Unfortunately, there are two major problems with the notion that everyone can just work longer. First, the decision to retire often is not in the hands of the workers. During the Great Recession, more than half of people who retired did so involuntarily. That is a nice way of saying they were let go from their job, couldn’t find a new job, and started to rely on Social Security.

In addition, evidence shows “healthy working-life expectancy” has declined. Older workers today have fewer healthy years left on the job than similar workers two decades ago. While some argue people can just “work longer,” that option is often unrealistic.

The research also stresses medical and long-term care expenses. How do these affect the retirement outlook?

Medicare covers a large portion of medical costs, but certainly not everything. Out-of-pocket spending is projected to rise from 10 percent of older adults’ income in 2012 to 14 percent by 2030. A typical 65-year-old man needs $127,000 saved just to have a 90% chance of covering medical costs; a woman needs $143,000. Long-term care can be even more devastating, with one in ten retirees needing $100,000 or more in lifetime costs. These are expenses most middle-class families can’t easily absorb, especially when they’re already under-saved.

Let’s talk about Social Security. How important is it in terms of ensuring retirement security?

Social Security is the bedrock for retirees across income levels. But without congressional action, benefits will be cut automatically by about 20% in the mid-2030s. That would hit low-income retirees hardest and push many into poverty.

The fix isn’t complicated: raise revenue. That can mean lifting or eliminating the payroll tax cap, taxing some forms of capital income, or other approaches. The key point is that letting automatic cuts happen would be disastrous, and it is completely avoidable.

What retirement reforms does your research recommend?

One promising idea is the Retirement Security for Americans Act, introduced in 2023 with bipartisan support. It would create portable, universal retirement accounts for all workers, including part-time and gig workers—backed by federal matching contributions. Participants could annuitize their savings for guaranteed lifetime income.

We also need to address long-term care, perhaps by expanding Medicaid home and community-based services or by creating an insurance program. And healthcare reforms that cap out-of-pocket drug costs or lower Medicare’s eligibility age would make a real difference.

Some argue that since today’s retirees are doing okay, there’s no need to rush. What’s your reaction?

In a word: short-sighted. Saving for retirement is cumulative, and the solutions require early action. Delaying reforms only drives up costs and puts more Americans at risk of retirement insecurity and elder poverty. And it increases the cost of safety-net programs.

Right now, we have the opportunity to shore up Social Security, expand savings coverage, and mitigate healthcare costs. If we wait until Generation X and Millennials are fully in retirement, it will be too late.
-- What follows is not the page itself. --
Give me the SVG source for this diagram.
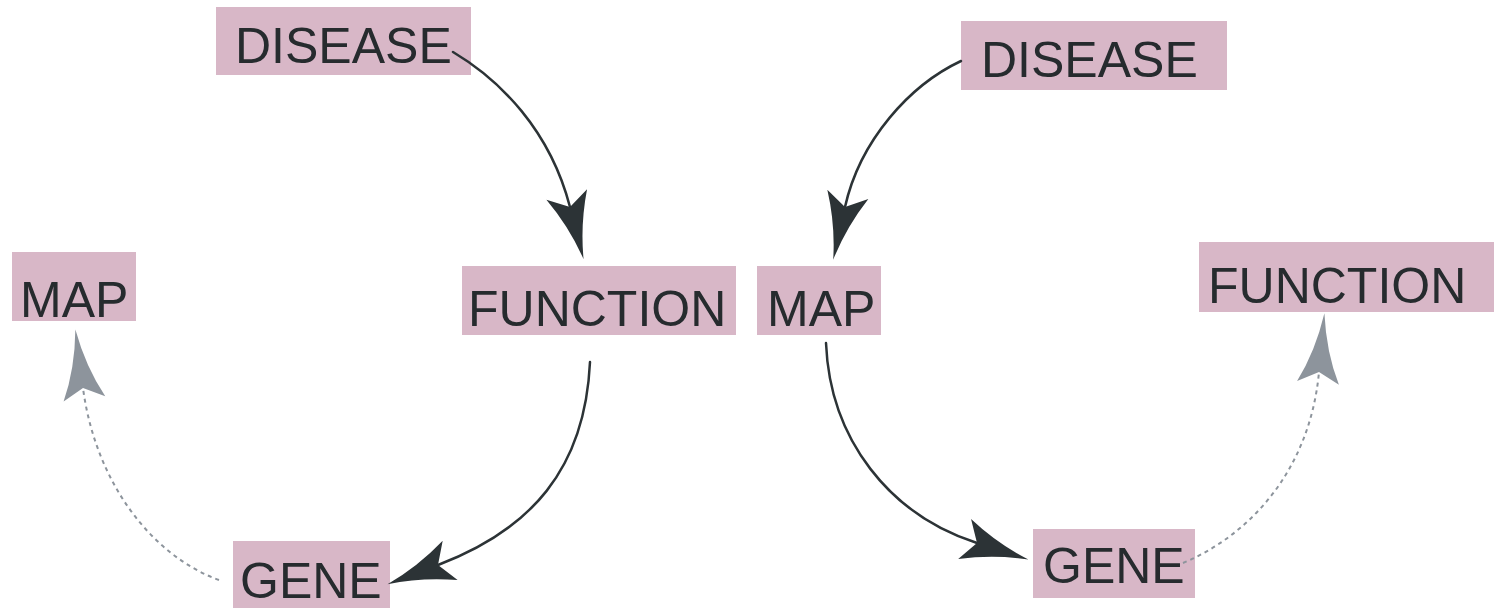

What do you hope readers take away from your research?

We shouldn’t measure success by how early Boomers fared. We need to judge the system by whether it will work for the generations now in midlife. By that measure, the system is failing and only deliberate reform can fix it.

The debate over whether there’s a retirement crisis is more than academic. For millions of Generation Xers, Millennials, Gen Z, and future generations, it’s about whether decades of work will culminate in retirement security or retirement struggle.